Philippe Lançon, Libération, octobre 2018
Tranches de vies camerounaises
Nicolas FARGUES, L’auteur de J’étais derrière toi, signe un recueil de nouvelles dont les personnages, blancs et noirs, sont tous pétris de contradictions.
Dans son dernier roman, Je ne suis pas une héroïne, Nicolas Fargues mettait en scène une jeune Française d’origine camerounaise, « une Noire si parfaite, si peu noire, si blanche aux y eux des Blancs». Les personnages que l’on rencontre au gré des quinze nouvelles d’Attache le coeur prolongent celui de Géralde et ses tourments face au poids des identités. Ils sont français ou camerounais, blancs ou noirs, vivent ici ou là-bas, se confient à travers des monologues. On croise l’une de ces « Blanches à nègres », attirées par la chair fraîche, et René - « vieux, gros et moche » - qui a fui une France névrosée et qui préfère la compagnie des «petites » venant « chasser le Blanc». Marie-Marthe, femme de ménage qui élève seule ses cinq enfants en banlieue parisienne sans se plaindre de rien, demeure sidérée par ces Français pourris gâtés, ces « gens aussi fades, malpolis et malpropres ». Claude, Française blanche qui vit au Cameroun depuis quarante ans, peine toujours à faire comprendre à ses compatriotes son choix de vie: « J’avais vingt-cinq coépouses et j’étais très amoureuse de mon mari. » Si l’auteur d’Au pays du p’tit a souvent croqué avec autant de talent que de cruauté les moeurs et les mentalités françaises, ses Instantanés camerounais (sous-titre du recueil), tout en perpétuant l’exercice, n’épargnent personne. Au néocolonialisme, au sentiment de supériorité « incrusté dans l’ADN du Blanc, au même titre que sa couperose ou l’arête proéminente de son nez » répondent d’autres préjugés, des archaïsmes et des traditions irrationnelles. Nul manichéisme chez Nicolas Fargues dont les tranches de vie sont d’une force et d’un naturel rares.
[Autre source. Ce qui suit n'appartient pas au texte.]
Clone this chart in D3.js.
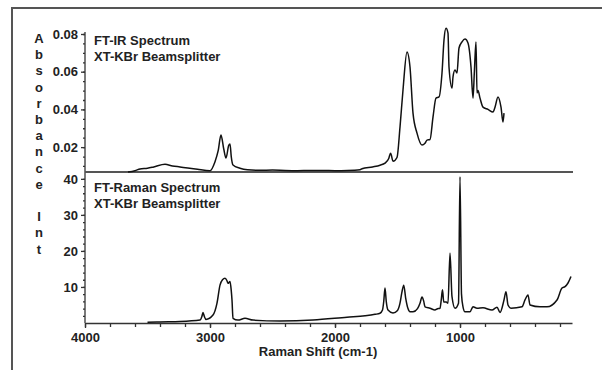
<!DOCTYPE html>
<head>
  <meta charset="utf-8">
  <style>
    body { margin: 0; background: #fff; }
    svg text { font-family: "Liberation Sans", Arial, sans-serif; font-weight: bold; fill: #222; }
    svg .tick text { font-size: 13px; }
    svg .domain, svg .tick line { stroke: #333; stroke-width: 1.3px; }
    svg .spectrum { fill: none; stroke: #111; stroke-width: 1.5px; stroke-linejoin: round; }
  </style>
</head>
<body>
<script src="https://d3js.org/d3.v7.min.js"></script>
<script>
  // FT-IR spectrum (wavenumber cm-1, absorbance)
  var irShift = [3656, 3600, 3560, 3500, 3450, 3360, 3300, 3240, 3100, 3000, 2960, 2935, 2912, 2890, 2872,
    2850, 2840, 2830, 2816, 2760, 2700, 2600, 2500, 2400, 2300, 2200, 2100, 2000, 1900, 1800, 1784, 1700,
    1640, 1600, 1570, 1555, 1536, 1504, 1480, 1456, 1424, 1400, 1376, 1344, 1304, 1280, 1264, 1240, 1216,
    1192, 1168, 1144, 1128, 1112, 1096, 1088, 1064, 1056, 1040, 1024, 1008, 984, 960, 936, 912, 896, 885,
    872, 864, 856, 840, 816, 776, 736, 720, 696, 672, 656, 648];
  var irAbs = [0.0068, 0.0075, 0.0084, 0.0088, 0.0095, 0.0109, 0.0100, 0.0095, 0.0082, 0.0075, 0.0123, 0.0180, 0.0264, 0.0190, 0.0142,
    0.0210, 0.0217, 0.0150, 0.0105, 0.0088, 0.0080, 0.0077, 0.0078, 0.0076, 0.0075, 0.0076, 0.0076, 0.0075, 0.0076, 0.0080, 0.0085, 0.0095,
    0.0104, 0.0115, 0.0140, 0.0168, 0.0125, 0.0145, 0.0306, 0.0503, 0.0705, 0.0625, 0.0380, 0.0274, 0.0211, 0.0221, 0.0237, 0.0240, 0.0359,
    0.0460, 0.0466, 0.0593, 0.0768, 0.0830, 0.0805, 0.0625, 0.0513, 0.0572, 0.0609, 0.0593, 0.0726, 0.0758, 0.0773, 0.0752, 0.0625, 0.0460, 0.0600,
    0.0758, 0.0487, 0.0500, 0.0460, 0.0412, 0.0400, 0.0386, 0.0412, 0.0466, 0.0412, 0.0333, 0.0380];

  // FT-Raman spectrum (Raman shift cm-1, intensity)
  var ramanShift = [3500, 3400, 3240, 3080, 3065, 3056, 3045, 3032, 2976, 2944, 2920, 2900, 2880, 2865, 2856,
    2840, 2830, 2824, 2816, 2776, 2720, 2656, 2440, 2176, 1904, 1760, 1680, 1640, 1620, 1610, 1600, 1590,
    1576, 1536, 1500, 1480, 1465, 1450, 1435, 1416, 1400, 1376, 1340, 1320, 1304, 1290, 1280, 1240, 1200,
    1184, 1160, 1150, 1140, 1130, 1110, 1096, 1080, 1064, 1040, 1012, 1000, 988, 976, 960, 920, 896,
    864, 816, 744, 704, 680, 648, 632, 616, 592, 504, 480, 456, 440, 360, 304, 224, 184, 160, 136, 112];
  var ramanInt = [0.2, 0.3, 0.4, 0.8, 1.8, 2.9, 1.8, 1.0, 2.2, 5.5, 10.5, 12, 12.4, 11.8, 11,
    11.5, 9, 6.4, 1.3, 0.8, 1.3, 0.8, 0.55, 0.8, 1.6, 2.0, 2.4, 2.7, 3.6, 6.0, 9.7, 6,
    3.6, 2.8, 3.5, 5.5, 8.5, 10.5, 7, 4.0, 3.1, 3.1, 4, 5.5, 7.2, 6, 4.5, 4.1, 3.6,
    3.9, 4.1, 6.4, 9.2, 5.8, 5.8, 5.5, 19.4, 7.3, 4.1, 5.5, 40.6, 8, 4.5, 3.1, 3.1, 4.5,
    4.1, 4.2, 3.6, 4.4, 2.9, 6.4, 8.7, 5, 4.1, 4.5, 6.4, 7.8, 5, 4.5, 4.5, 6.4, 9.7, 10.1, 11.1, 12.9];

  var xTicks = [4000, 3000, 2000, 1000];
  var irTicks = [0.02, 0.04, 0.06, 0.08];
  var ramanTicks = [10, 20, 30, 40];
  var yLabel = ["A", "b", "s", "o", "r", "b", "a", "n", "c", "e", "", "I", "n", "t"];

  var plotLeft = 85, plotRight = 572, plotTop = 34, plotMid = 172, plotBottom = 323;

  var svg = d3.select("body").append("svg")
      .attr("width", 602)
      .attr("height", 370);

  // outer frame (left and top edges only visible)
  svg.append("path")
      .attr("d", "M12,370V8H602")
      .style("fill", "none")
      .style("stroke", "#555")
      .style("stroke-width", "2px");

  var xScale = d3.scaleLinear().domain([4000, 104]).range([plotLeft, plotRight]);
  var irScale = d3.scaleLinear().domain([0.0068, 0.08]).range([plotMid, plotTop]);
  var ramanScale = d3.scaleLinear().domain([0, 41.9]).range([plotBottom, plotMid]);

  // x axis: minor ticks every 200, labels every 1000
  svg.append("g")
      .attr("transform", "translate(0," + plotBottom + ")")
      .call(d3.axisBottom(xScale).tickValues(d3.range(4000, 100, -200)).tickSize(4).tickFormat(""))
      .call(function (g) { g.select(".domain").remove(); });
  svg.append("g")
      .attr("transform", "translate(0," + plotBottom + ")")
      .call(d3.axisBottom(xScale).tickValues(xTicks).tickSize(5).tickSizeOuter(0).tickPadding(5).tickFormat(d3.format("d")));

  // IR y axis
  svg.append("g")
      .attr("transform", "translate(" + plotLeft + ",0)")
      .call(d3.axisLeft(irScale).tickValues(d3.range(0.01, 0.0801, 0.005)).tickSize(2).tickFormat(""))
      .call(function (g) { g.select(".domain").remove(); });
  svg.append("g")
      .attr("transform", "translate(" + plotLeft + ",0)")
      .call(d3.axisLeft(irScale).tickValues(irTicks).tickSize(4).tickSizeOuter(0).tickPadding(3).tickFormat(d3.format(".2f")))
      .call(function (g) { g.select(".domain").attr("d", "M0," + (plotTop - 2) + "V" + plotMid); });

  // Raman y axis
  svg.append("g")
      .attr("transform", "translate(" + plotLeft + ",0)")
      .call(d3.axisLeft(ramanScale).tickValues(d3.range(2, 41, 2)).tickSize(2).tickFormat(""))
      .call(function (g) { g.select(".domain").remove(); });
  svg.append("g")
      .attr("transform", "translate(" + plotLeft + ",0)")
      .call(d3.axisLeft(ramanScale).tickValues(ramanTicks).tickSize(4).tickSizeOuter(0).tickPadding(3).tickFormat(d3.format("d")))
      .call(function (g) { g.select(".domain").attr("d", "M0," + plotMid + "V" + plotBottom); });

  // separator between the two panels
  svg.append("line")
      .attr("x1", plotLeft).attr("x2", plotRight + 1)
      .attr("y1", plotMid).attr("y2", plotMid)
      .style("stroke", "#555")
      .style("stroke-width", "2px");

  // spectra
  var irLine = d3.line()
    .x(function (d, i) { return xScale(irShift[i]); })
    .y(function (d) { return irScale(d); })
    .curve(d3.curveMonotoneX);
  svg.append("path")
      .classed("spectrum", true)
      .attr("d", irLine(irAbs));

  var ramanLine = d3.line()
    .x(function (d, i) { return xScale(ramanShift[i]); })
    .y(function (d) { return ramanScale(d); })
    .curve(d3.curveMonotoneX);
  svg.append("path")
      .classed("spectrum", true)
      .attr("d", ramanLine(ramanInt));

  // panel titles
  var titles = [
    { y: 45, text: "FT-IR Spectrum" },
    { y: 61, text: "XT-KBr Beamsplitter" },
    { y: 192, text: "FT-Raman Spectrum" },
    { y: 208, text: "XT-KBr Beamsplitter" }
  ];
  svg.selectAll("text.title")
    .data(titles)
    .enter().append("text")
      .classed("title", true)
      .attr("x", 94)
      .attr("y", function (d) { return d.y; })
      .style("font-size", "13px")
      .text(function (d) { return d.text; });

  // stacked y label
  svg.selectAll("text.ylab")
    .data(yLabel)
    .enter().append("text")
      .classed("ylab", true)
      .attr("x", 39)
      .attr("y", function (d, i) { return 43 + i * 16.2; })
      .style("text-anchor", "middle")
      .style("font-size", "13px")
      .text(function (d) { return d; });

  // x axis title
  svg.append("text")
      .attr("x", 318)
      .attr("y", 356)
      .style("text-anchor", "middle")
      .style("font-size", "13px")
      .text("Raman Shift (cm-1)");
</script>
</body>
</html>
Déchirés entre attraction et répulsion, confrontés au désir numérique et aux irréductibles différences, les êtres qu’il peint nous touchent par leurs contradictions, leurs paradoxes.
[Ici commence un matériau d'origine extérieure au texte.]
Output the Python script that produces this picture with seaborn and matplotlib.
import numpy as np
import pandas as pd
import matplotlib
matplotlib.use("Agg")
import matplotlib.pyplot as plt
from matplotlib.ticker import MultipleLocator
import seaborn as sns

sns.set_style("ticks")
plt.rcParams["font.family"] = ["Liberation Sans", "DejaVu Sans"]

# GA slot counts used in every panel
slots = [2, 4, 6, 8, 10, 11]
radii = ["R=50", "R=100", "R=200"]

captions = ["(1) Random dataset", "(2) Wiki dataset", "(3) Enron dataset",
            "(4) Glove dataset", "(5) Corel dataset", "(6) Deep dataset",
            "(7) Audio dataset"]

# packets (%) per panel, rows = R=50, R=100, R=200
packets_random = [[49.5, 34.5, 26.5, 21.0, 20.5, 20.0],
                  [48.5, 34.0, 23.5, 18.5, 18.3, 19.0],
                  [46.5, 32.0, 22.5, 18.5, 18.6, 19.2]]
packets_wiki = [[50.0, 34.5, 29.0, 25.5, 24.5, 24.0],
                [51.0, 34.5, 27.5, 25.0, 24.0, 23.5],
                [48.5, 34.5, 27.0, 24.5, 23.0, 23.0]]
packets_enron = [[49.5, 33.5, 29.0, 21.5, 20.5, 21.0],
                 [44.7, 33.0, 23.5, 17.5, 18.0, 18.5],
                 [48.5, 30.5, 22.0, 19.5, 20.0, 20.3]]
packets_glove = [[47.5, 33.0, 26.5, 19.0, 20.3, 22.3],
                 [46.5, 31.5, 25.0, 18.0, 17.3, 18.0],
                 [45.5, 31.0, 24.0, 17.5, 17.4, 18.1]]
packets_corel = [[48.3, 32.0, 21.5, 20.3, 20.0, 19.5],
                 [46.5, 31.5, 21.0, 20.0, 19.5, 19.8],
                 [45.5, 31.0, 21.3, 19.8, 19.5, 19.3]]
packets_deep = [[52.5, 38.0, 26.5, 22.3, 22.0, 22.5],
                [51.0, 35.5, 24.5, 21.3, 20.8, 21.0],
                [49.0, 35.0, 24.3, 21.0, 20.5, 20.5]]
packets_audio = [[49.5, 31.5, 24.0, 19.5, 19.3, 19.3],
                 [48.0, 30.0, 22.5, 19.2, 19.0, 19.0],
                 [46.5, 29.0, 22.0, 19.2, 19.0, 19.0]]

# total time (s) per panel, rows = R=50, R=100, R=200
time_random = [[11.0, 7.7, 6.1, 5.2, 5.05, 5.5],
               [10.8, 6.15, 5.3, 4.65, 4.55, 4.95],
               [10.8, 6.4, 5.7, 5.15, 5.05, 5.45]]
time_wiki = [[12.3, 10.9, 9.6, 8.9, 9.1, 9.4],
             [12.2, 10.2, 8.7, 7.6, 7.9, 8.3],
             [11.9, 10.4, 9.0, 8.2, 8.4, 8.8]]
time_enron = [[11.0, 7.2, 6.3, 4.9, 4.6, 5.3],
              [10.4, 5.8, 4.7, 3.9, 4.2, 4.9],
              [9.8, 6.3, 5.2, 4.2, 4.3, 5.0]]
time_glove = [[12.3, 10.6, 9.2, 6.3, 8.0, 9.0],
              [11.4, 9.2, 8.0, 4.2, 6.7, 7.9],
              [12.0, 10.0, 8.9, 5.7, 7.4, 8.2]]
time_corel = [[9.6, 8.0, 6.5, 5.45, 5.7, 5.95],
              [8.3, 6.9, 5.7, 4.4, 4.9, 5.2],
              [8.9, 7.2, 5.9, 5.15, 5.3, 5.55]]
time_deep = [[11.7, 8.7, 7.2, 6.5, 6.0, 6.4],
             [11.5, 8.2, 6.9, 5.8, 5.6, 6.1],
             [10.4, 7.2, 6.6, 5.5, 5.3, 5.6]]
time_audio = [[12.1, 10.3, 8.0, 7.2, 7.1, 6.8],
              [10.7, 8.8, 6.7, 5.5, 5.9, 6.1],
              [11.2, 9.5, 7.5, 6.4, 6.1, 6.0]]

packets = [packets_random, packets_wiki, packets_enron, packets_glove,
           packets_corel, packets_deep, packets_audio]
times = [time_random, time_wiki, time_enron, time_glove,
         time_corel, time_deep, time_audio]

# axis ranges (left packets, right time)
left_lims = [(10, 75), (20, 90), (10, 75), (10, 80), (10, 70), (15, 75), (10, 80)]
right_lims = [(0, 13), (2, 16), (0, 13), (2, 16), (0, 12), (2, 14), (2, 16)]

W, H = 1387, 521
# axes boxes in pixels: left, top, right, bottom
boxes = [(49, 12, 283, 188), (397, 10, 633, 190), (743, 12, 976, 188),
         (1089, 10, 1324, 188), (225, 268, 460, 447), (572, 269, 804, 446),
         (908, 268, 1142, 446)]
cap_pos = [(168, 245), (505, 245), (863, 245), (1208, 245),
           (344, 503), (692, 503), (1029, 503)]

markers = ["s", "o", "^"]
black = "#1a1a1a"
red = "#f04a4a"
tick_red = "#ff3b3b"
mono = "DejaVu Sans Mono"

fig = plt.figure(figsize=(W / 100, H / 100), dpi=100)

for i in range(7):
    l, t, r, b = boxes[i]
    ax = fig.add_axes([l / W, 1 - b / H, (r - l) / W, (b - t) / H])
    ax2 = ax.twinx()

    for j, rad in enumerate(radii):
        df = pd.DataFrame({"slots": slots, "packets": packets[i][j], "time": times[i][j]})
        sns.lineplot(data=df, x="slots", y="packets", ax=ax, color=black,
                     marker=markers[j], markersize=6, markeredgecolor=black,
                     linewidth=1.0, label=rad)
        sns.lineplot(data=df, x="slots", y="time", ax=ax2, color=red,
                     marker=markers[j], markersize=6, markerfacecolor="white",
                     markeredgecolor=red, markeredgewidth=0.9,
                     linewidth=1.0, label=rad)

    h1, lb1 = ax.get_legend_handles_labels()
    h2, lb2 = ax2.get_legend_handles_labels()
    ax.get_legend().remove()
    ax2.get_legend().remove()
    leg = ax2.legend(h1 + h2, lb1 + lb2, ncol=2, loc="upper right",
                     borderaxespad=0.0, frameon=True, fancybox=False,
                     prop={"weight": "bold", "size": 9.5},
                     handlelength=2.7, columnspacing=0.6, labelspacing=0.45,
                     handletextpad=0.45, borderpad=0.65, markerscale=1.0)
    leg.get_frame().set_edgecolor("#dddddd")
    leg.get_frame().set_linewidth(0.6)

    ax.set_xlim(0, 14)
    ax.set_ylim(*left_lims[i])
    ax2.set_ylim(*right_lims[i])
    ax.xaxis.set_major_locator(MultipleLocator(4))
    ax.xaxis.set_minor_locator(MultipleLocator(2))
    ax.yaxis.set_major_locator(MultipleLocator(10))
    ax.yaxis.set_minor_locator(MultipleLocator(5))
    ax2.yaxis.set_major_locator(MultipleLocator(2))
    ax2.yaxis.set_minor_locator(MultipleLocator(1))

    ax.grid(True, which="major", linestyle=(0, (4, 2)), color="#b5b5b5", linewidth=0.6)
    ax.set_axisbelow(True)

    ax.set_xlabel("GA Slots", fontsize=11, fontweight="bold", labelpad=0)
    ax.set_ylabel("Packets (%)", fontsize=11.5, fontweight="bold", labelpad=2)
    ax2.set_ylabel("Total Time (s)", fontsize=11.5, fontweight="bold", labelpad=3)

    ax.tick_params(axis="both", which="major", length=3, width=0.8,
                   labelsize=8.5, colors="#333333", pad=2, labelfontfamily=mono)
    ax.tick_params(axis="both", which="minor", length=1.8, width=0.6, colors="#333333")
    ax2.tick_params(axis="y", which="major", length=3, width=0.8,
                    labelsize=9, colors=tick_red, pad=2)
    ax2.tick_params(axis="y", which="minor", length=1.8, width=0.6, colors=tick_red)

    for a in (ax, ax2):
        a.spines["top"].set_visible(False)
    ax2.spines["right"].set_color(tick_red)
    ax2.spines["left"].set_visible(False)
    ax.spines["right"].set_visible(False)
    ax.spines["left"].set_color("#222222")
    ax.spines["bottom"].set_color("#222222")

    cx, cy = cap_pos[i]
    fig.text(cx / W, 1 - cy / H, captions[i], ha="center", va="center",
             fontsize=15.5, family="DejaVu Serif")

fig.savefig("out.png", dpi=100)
« On n’est vraiment bien nulle part »
A l’instar de Julien, jeune expatrié qui, dépouillé et agressé dans un stade, se met déjà à devenir tout ce qu’il n’avait jamais voulu être. Ou de Bruno, affligé par la pauvreté culturelle, gastronomique, architecturale d’un pays corrompu, désorganisé, sans mémoire et qui pourtant, de retour à La Rochelle, ressent une inexplicable nostalgie pour Douala. Ou encore de Sylvie, jeune femme noire découvrant que le fait qu’elle sorte avec des Blancs posait un problème aux hommes noirs englués dans leur « pathologique obsession qu’ils ont de toujours finir par se définir par rapport aux Blancs ». Dans ce choc des cultures et des origines, l’incompréhension semble être la chose la mieux partagée. Ce constat est fait sans colère, mais plutôt avec la sagesse amusée de celui qui aime démasquer les mensonges et les hypocrisies. « On n’est vraiment bien nulle part », lâche à un moment un personnage. Cela aurait pu être le titre de ce livre tour à tour drôle, grave, désenchanté, qui va droit au coeur.